Radius Matua Rest Home and Hospital was ordered to reinstate Seionala Hammond to her former role after finding she was unfairly dismissed in March last year. Hammond had been dismissed after being accused of neglecting her duties in caring for her elderly patients.
In the ruling authority member James Crichton ordered a reinstatement because the employer “made a poor decision to dismiss against the weight of evidence”. Along with reinstatement he ruled that Radius should pay Hammond $4,000 in compensation for “the wrong done” and $10,000 as contribution to lost wages.
The company, Radius Residential Care, is appealing the decision and Hammond has been instructed not to return to work but has been reinstated on the payroll according to the
Bay of Plenty Times.
Blair Scotland, Principal at Dundas Street Employment Lawyers, told
HRM that reinstatement orders can be difficult for employers but are legally binding decisions.
“If the court orders it you just have to get on and do it and put them back into the role as the courts told you to do.
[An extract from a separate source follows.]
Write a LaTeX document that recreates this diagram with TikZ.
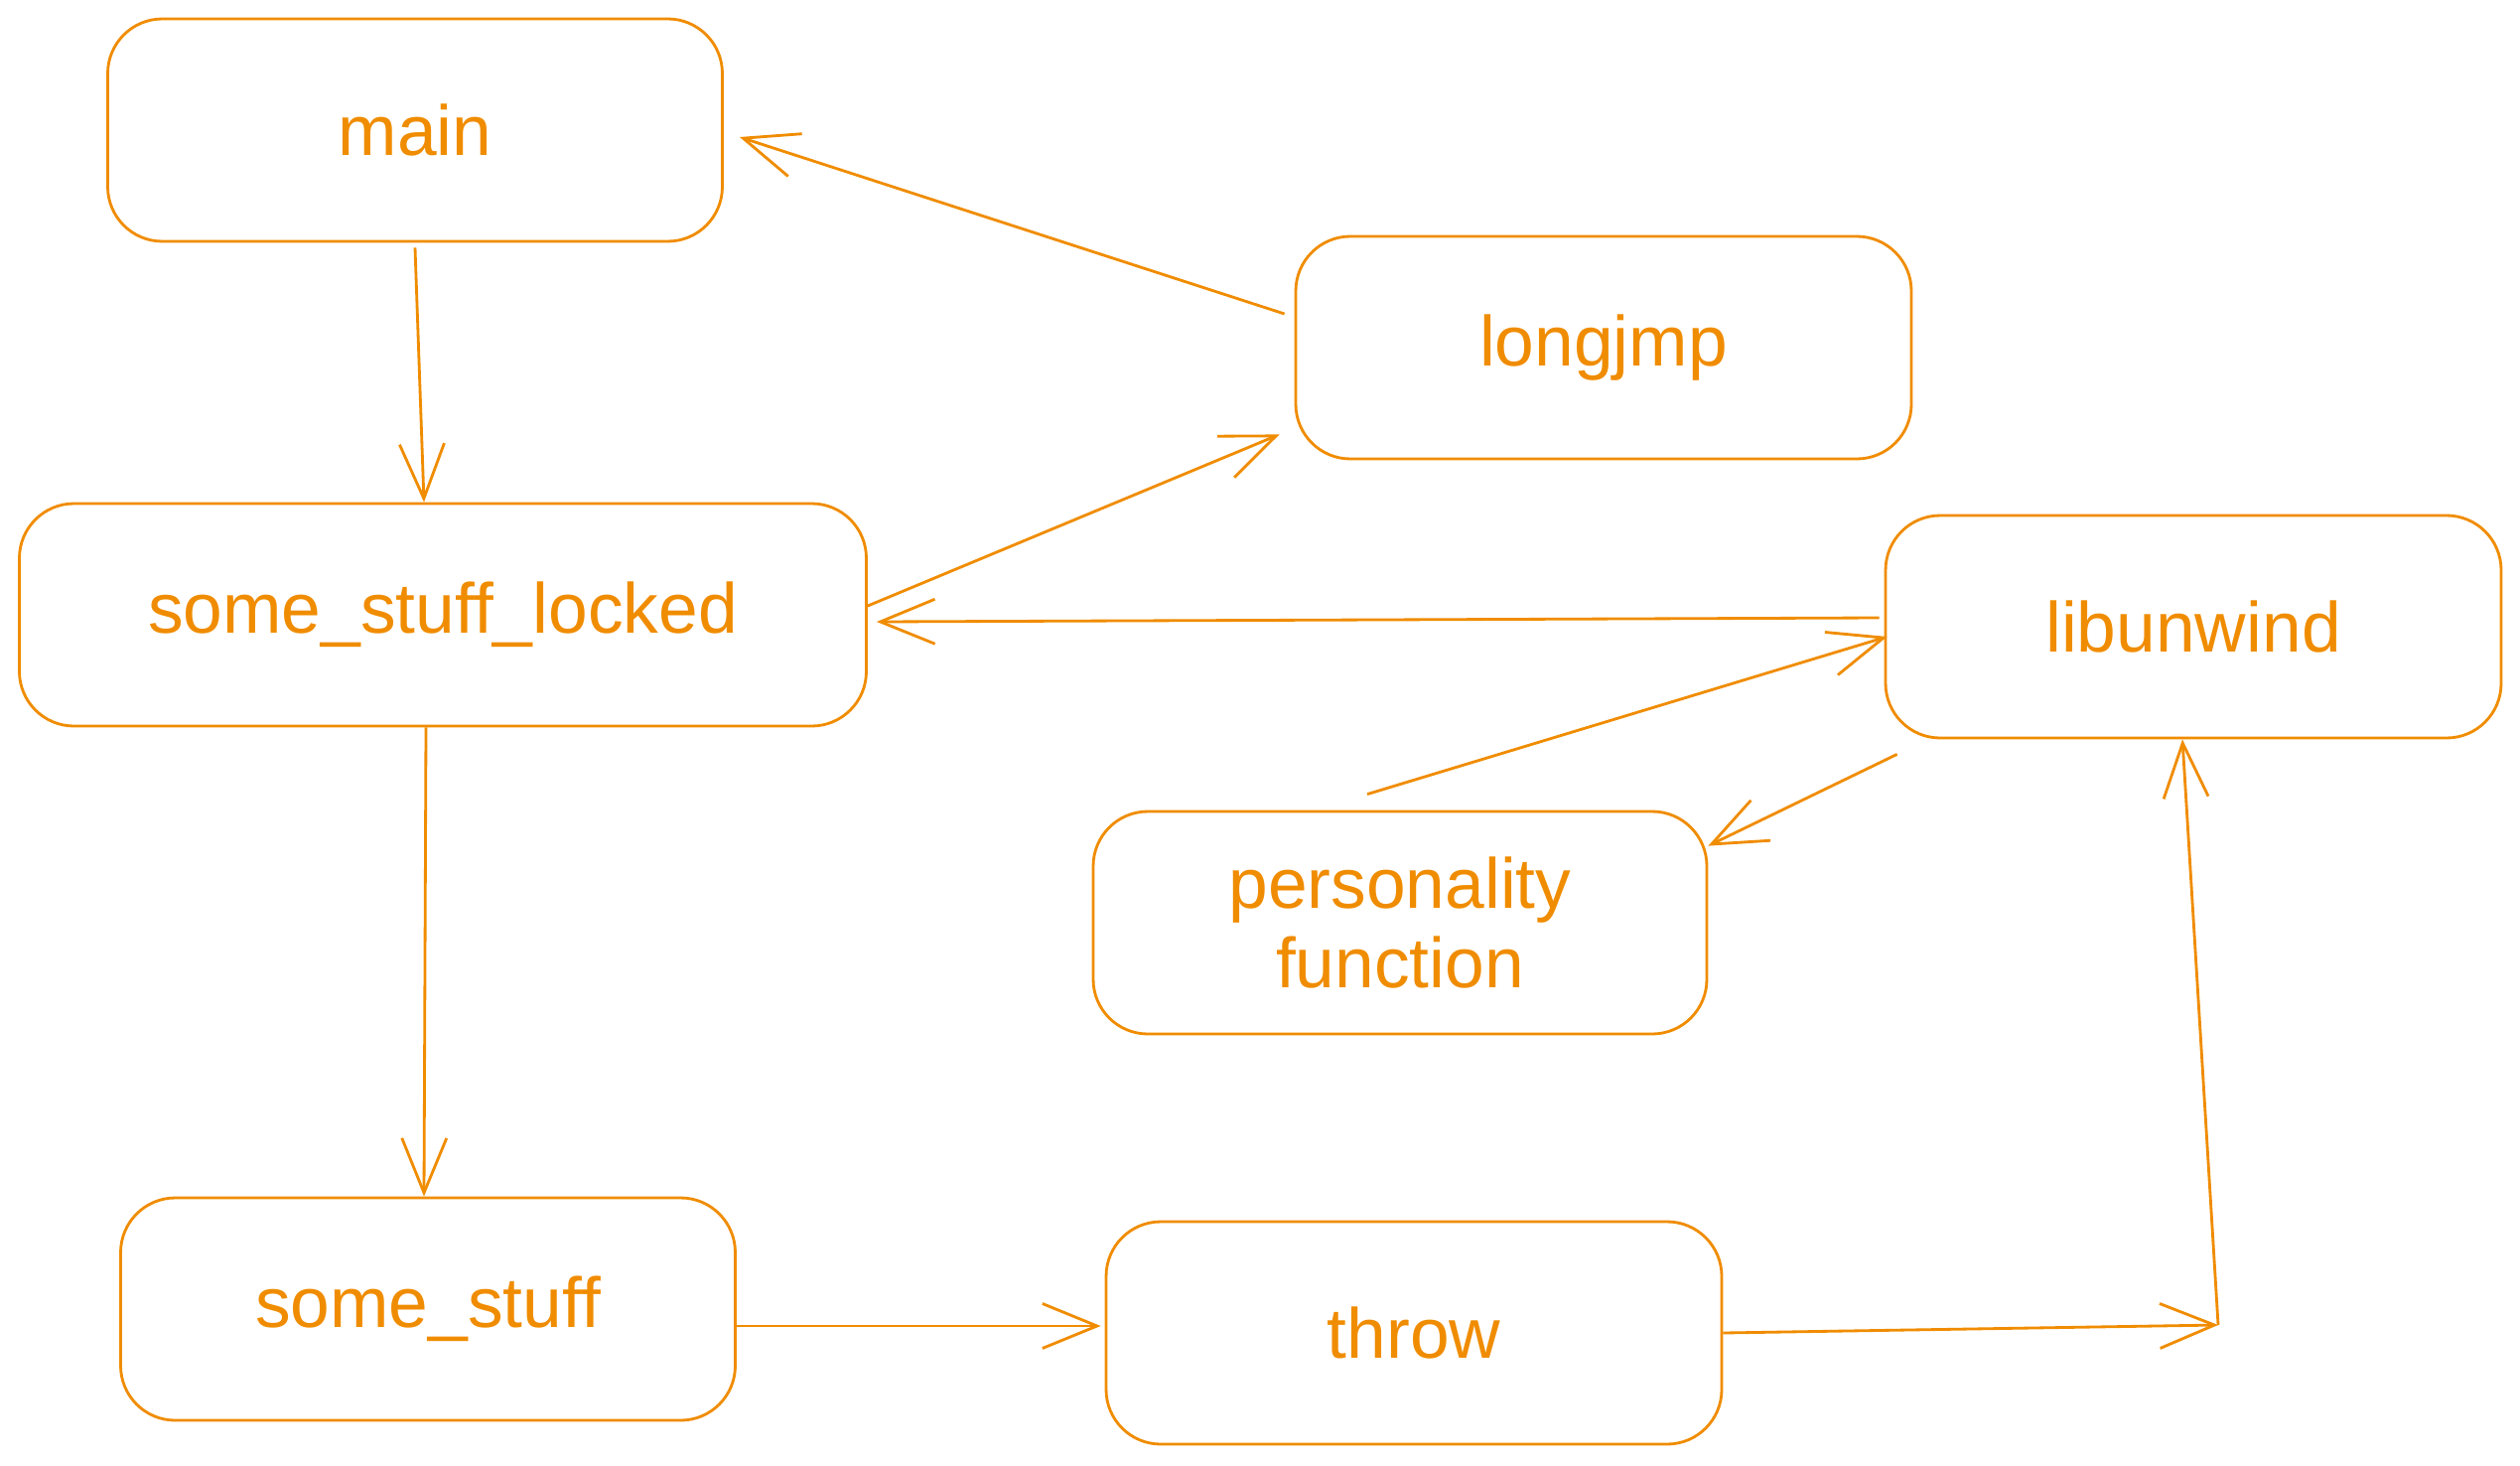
\documentclass[tikz,border=0pt]{standalone}
\usepackage{fontspec}
\setmainfont{Liberation Sans}
\usetikzlibrary{arrows.meta}
\definecolor{pen}{HTML}{F08C00}
\tikzstyle{block}=[draw=pen,line width=0.8pt,rounded corners=0.55cm,minimum height=2.24cm,inner sep=0pt,align=center,text=pen,font=\fontsize{20.3}{23}\selectfont]
\tikzstyle{edge} = [draw=pen,line width=0.8pt,line join=round,-{Straight Barb[length=0.55cm,width=0.45cm]}]

\begin{document}
\begin{tikzpicture}
    \useasboundingbox (0,0) rectangle (25.38,-14.75);
    % First we draw the boxes
    \foreach \pos/\name/\bw/\txt in {{(4.18,-1.31)/main/6.19/main}, {(16.15,-3.50)/longjmp/6.20/longjmp},
        {(4.46,-6.19)/ssl/8.53/some\_stuff\_locked}, {(22.09,-6.31)/libunwind/6.20/libunwind},
        {(14.10,-9.29)/pers/6.18/personality\\function}, {(4.31,-13.18)/ss/6.19/some\_stuff},
        {(14.24,-13.42)/throw/6.20/throw}}
        \node[block, minimum width=\bw cm] (\name) at \pos {\txt};
    \coordinate (corner) at (22.34,-13.34);
    % Connect boxes with arrows
    \path[edge] ([yshift=-0.05cm]main.south) -- ([xshift=-0.19cm]ssl.north);
    \path[edge] ([xshift=-0.10cm,yshift=0.34cm]longjmp.west) -- ([xshift=0.16cm,yshift=-0.07cm]main.east);
    \path[edge] ([yshift=0.09cm]ssl.east) -- ([xshift=-0.15cm,yshift=0.26cm]longjmp.south west);
    \path[edge] ([xshift=-0.05cm,yshift=0.09cm]libunwind.west) -- ([xshift=0.09cm,yshift=-0.07cm]ssl.east);
    \path[edge] ([xshift=-0.33cm,yshift=0.16cm]pers.north) -- ([xshift=0.03cm,yshift=-0.10cm]libunwind.west);
    \path[edge] ([xshift=0.13cm,yshift=-0.15cm]libunwind.south west) -- ([yshift=-0.36cm]pers.north east);
    \path[edge] ([xshift=-0.17cm]ssl.south) -- ([xshift=-0.04cm]ss.north);
    \path[edge] ([yshift=-0.17cm]ss.east) -- ([xshift=-0.04cm,yshift=0.07cm]throw.west);
    \path[edge] (throw.east) -- (corner);
    \path[edge] (corner) -- ([xshift=-0.11cm]libunwind.south);
\end{tikzpicture}
\end{document}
Its contempt of court if you don’t and you ultimately face imprisonment for not following through with its orders,” Scotland said. “There’s very little you can do other than appeal the decision.”
He advised that employers would need to seek a stay of proceedings to stop the individual returning to work during the appeal process. The stay of proceedings would need to include good reasons, including for example, sworn affidavits from staff stating they will resign if the person returns.
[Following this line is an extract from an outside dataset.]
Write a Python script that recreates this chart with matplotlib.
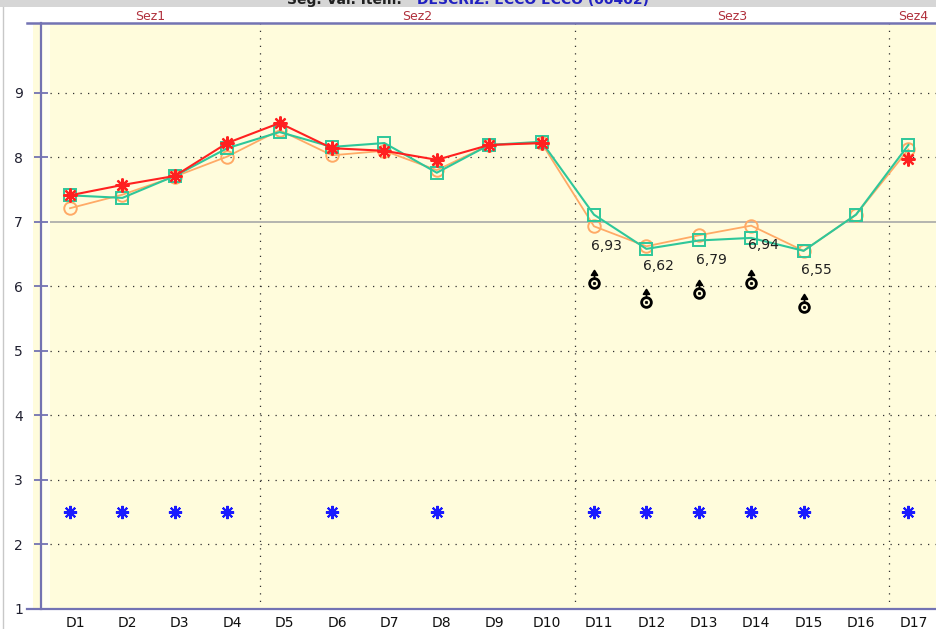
import numpy as np
import matplotlib
matplotlib.use("Agg")
import matplotlib.pyplot as plt
from matplotlib.path import Path
from matplotlib.lines import Line2D
import matplotlib.transforms as mtransforms

# ---------------- data ----------------
categories = ["D1", "D2", "D3", "D4", "D5", "D6", "D7", "D8", "D9", "D10",
              "D11", "D12", "D13", "D14", "D15", "D16", "D17"]
red_vals = [7.41, 7.57, 7.71, 8.22, 8.53, 8.14, 8.10, 7.96, 8.19, 8.22,
            np.nan, np.nan, np.nan, np.nan, np.nan, np.nan, 7.98]
green_vals = [7.41, 7.37, 7.71, 8.14, 8.39, 8.16, 8.22, 7.76, 8.19, 8.24,
              7.11, 6.58, 6.71, 6.75, 6.55, 7.11, 8.19]
orange_vals = [7.21, 7.42, 7.70, 8.01, 8.42, 8.03, 8.10, 7.80, 8.19, 8.22,
               6.93, 6.62, 6.79, 6.94, 6.55, 7.11, 8.12]
label_idx = [10, 11, 12, 13, 14]
label_texts = ["6,93", "6,62", "6,79", "6,94", "6,55"]
sym_idx = [10, 11, 12, 13, 14]
sym_vals = [6.05, 5.75, 5.90, 6.05, 5.68]
blue_idx = [0, 1, 2, 3, 5, 7, 10, 11, 12, 13, 14, 16]
blue_val = 2.5
sections = ["Sez1", "Sez2", "Sez3", "Sez4"]
section_bounds = [0.447, 4.63, 10.64, 16.63, 17.546]
ref_line = 7
yticks = [1, 2, 3, 4, 5, 6, 7, 8, 9]

# ---------------- figure ----------------
W, H = 937, 629
fig = plt.figure(figsize=(W / 100, H / 100), dpi=100)
fig.patch.set_facecolor("white")

ax_l, ax_r, ax_t, ax_b = 33, 937, 23, 609
ax = fig.add_axes([ax_l / W, 1 - ax_b / H, (ax_r - ax_l) / W, (ax_b - ax_t) / H])
ax.set_facecolor("#fffcdc")

x = np.arange(1, len(categories) + 1)
ax.set_xlim(0.294, 17.546)
ax.set_ylim(1, 10.08)

axis_col = "#7373b3"
# pale stripe to the right of the y axis
ax.axvspan(0.447, 0.62, color="#fffff2", zorder=0.5, lw=0)

# grid
for yv in yticks[1:]:
    if yv == ref_line:
        ax.hlines(yv, 0.62, 17.546, colors="#a8a8a8", lw=1.2, zorder=1)
    else:
        ax.hlines(yv, 0.62, 17.546, colors="#303030", lw=0.9,
                  linestyles=(0, (1, 5)), zorder=1)
for xb in section_bounds[1:-1]:
    ax.vlines(xb, 1, 10.08, colors="#303030", lw=0.9,
              linestyles=(0, (1, 5)), zorder=1)

# series
ax.plot(x, orange_vals, color="#ffaa66", lw=1.3, marker="o", ms=9,
        mfc="none", mec="#ffaa66", mew=1.4, zorder=3)
ax.plot(x, green_vals, color="#2ec79a", lw=1.5, marker="s", ms=9,
        mfc="none", mec="#2ec79a", mew=1.4, zorder=4)
ax.plot(x, red_vals, color="#ff2020", lw=1.5, marker=(8, 2, 0), ms=10,
        mec="#ff2020", mew=1.6, zorder=5)

# blue asterisks
bx = [x[i] for i in blue_idx]
ax.plot(bx, [blue_val] * len(bx), ls="none", marker=(8, 2, 0), ms=9.5,
        mec="#1a1aff", mew=1.5, zorder=5)

# data labels
for i, t in zip(label_idx, label_texts):
    ax.annotate(t, (x[i], orange_vals[i]),
                xytext=(9, -14 if t != "6,79" else -18), textcoords="offset points",
                ha="center", va="center", fontsize=10, color="#202020", zorder=6)

# black circle-with-arrow symbols
arrow_path = Path([(0, 4.5), (0, 9.5), (-3.0, 8.2), (3.0, 8.2), (0, 13), (-3.0, 8.2)],
                  [Path.MOVETO, Path.LINETO, Path.MOVETO, Path.LINETO, Path.LINETO,
                   Path.CLOSEPOLY])
sx = [x[i] for i in sym_idx]
ax.plot(sx, sym_vals, ls="none", marker=arrow_path, ms=18.7, mfc="black",
        mec="black", mew=1.2, zorder=6)
ax.plot(sx, sym_vals, ls="none", marker="o", ms=7, mfc="#fffcdc",
        mec="black", mew=2.0, zorder=6)
ax.plot(sx, sym_vals, ls="none", marker="o", ms=1.8, mfc="black",
        mec="black", mew=0.5, zorder=7)

# axes styling
for s in ["top", "right", "bottom"]:
    ax.spines[s].set_visible(False)
ax.spines["left"].set_position(("data", 0.447))
ax.spines["left"].set_color(axis_col)
ax.spines["left"].set_linewidth(1.6)
ax.set_yticks(yticks)
ax.set_yticklabels([str(v) for v in yticks])
ax.tick_params(axis="y", direction="inout", length=10, width=1.3,
               color=axis_col, labelsize=10, labelcolor="#202030", pad=8)
ax.set_xticks(x)
ax.set_xticklabels(categories)
ax.tick_params(axis="x", length=0, labelsize=10, labelcolor="#101010", pad=5)
offset = mtransforms.ScaledTranslation(5 / 100, 0, fig.dpi_scale_trans)
for lab in ax.get_xticklabels():
    lab.set_transform(lab.get_transform() + offset)

# frame lines (top / bottom) across the figure
fig.add_artist(Line2D([27 / W, 1], [1 - ax_b / H] * 2, color=axis_col, lw=1.6))
fig.add_artist(Line2D([27 / W, 1], [1 - ax_t / H] * 2, color=axis_col, lw=1.8))
fig.add_artist(Line2D([3.5 / W] * 2, [0, 1 - 7 / H], color="#c8c8c8", lw=1.0))

# section labels
for name, a, b in zip(sections, section_bounds[:-1], section_bounds[1:]):
    ax.text((a + b) / 2, 1 - 17 / H, name,
            transform=mtransforms.blended_transform_factory(ax.transData, fig.transFigure),
            ha="center", va="center", fontsize=9, color="#b0303c")

# header band with clipped title
fig.add_artist(plt.Rectangle((0, 1 - 7 / H), 1, 7 / H, transform=fig.transFigure,
                             color="#d6d6d6", lw=0))
fig.text(287 / W, 1 - 4 / H, "Seg. Val. Item:", ha="left", va="baseline",
         fontsize=10, fontweight="bold", color="#202020")
fig.text(417 / W, 1 - 4 / H, "DESCRIZ. ECCO ECCO (00402)", ha="left",
         va="baseline", fontsize=10, fontweight="bold", color="#2020c0")

fig.savefig("out.png", dpi=100)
“You need good evidence you can’t just make claims and hope that she’ll be right. You need real evidence. The court will consider that and make the call but generally the trade-off is the person goes back on the payroll - they just don’t have to come into work pending hearing of the case.”
Scotland said reinstating someone whose employment ended due to medical incapacity or a restructure should be fairly straight forward, the real difficulty comes when there has been a break down in workplace relationships or violence. In these situations he advises employers to hand current staff a copy of the ERA /Employment Court decision and explain the situation.
A worst case scenario is other staff could raise a personal grievance against the employer for failing to keep them safe following the reinstatement on the employee. Scotland advised that while such claims would be difficult to be upheld due to the same court initially ruling there were no safety issues when reinstating the person, it is legally possible.
If further issues arise with the reinstated employee such as inappropriate behaviour or poor performance Scotland said its best to get specialist lawyers involved.
“Winging it at that point of time is a very bad idea,” he said.
So what is the key lesson?
“If you’re going to dismiss someone you really need to make sure you know what you’re doing and you’re on strong grounds and you understand the potential consequences of doing so,” Scotland said.
“If you don’t know what you’re doing or you’re not absolutely sure of what you’re doing, get specialist advice. It’s better to get that at the time and get advice from someone who can say ‘this is the problem with your process, let’s fix it now while it’s still fixable’ because you can’t fix it six months down the track when you’re in front of the court.”
“If you don’t take advice you can be the author of your own misfortune.”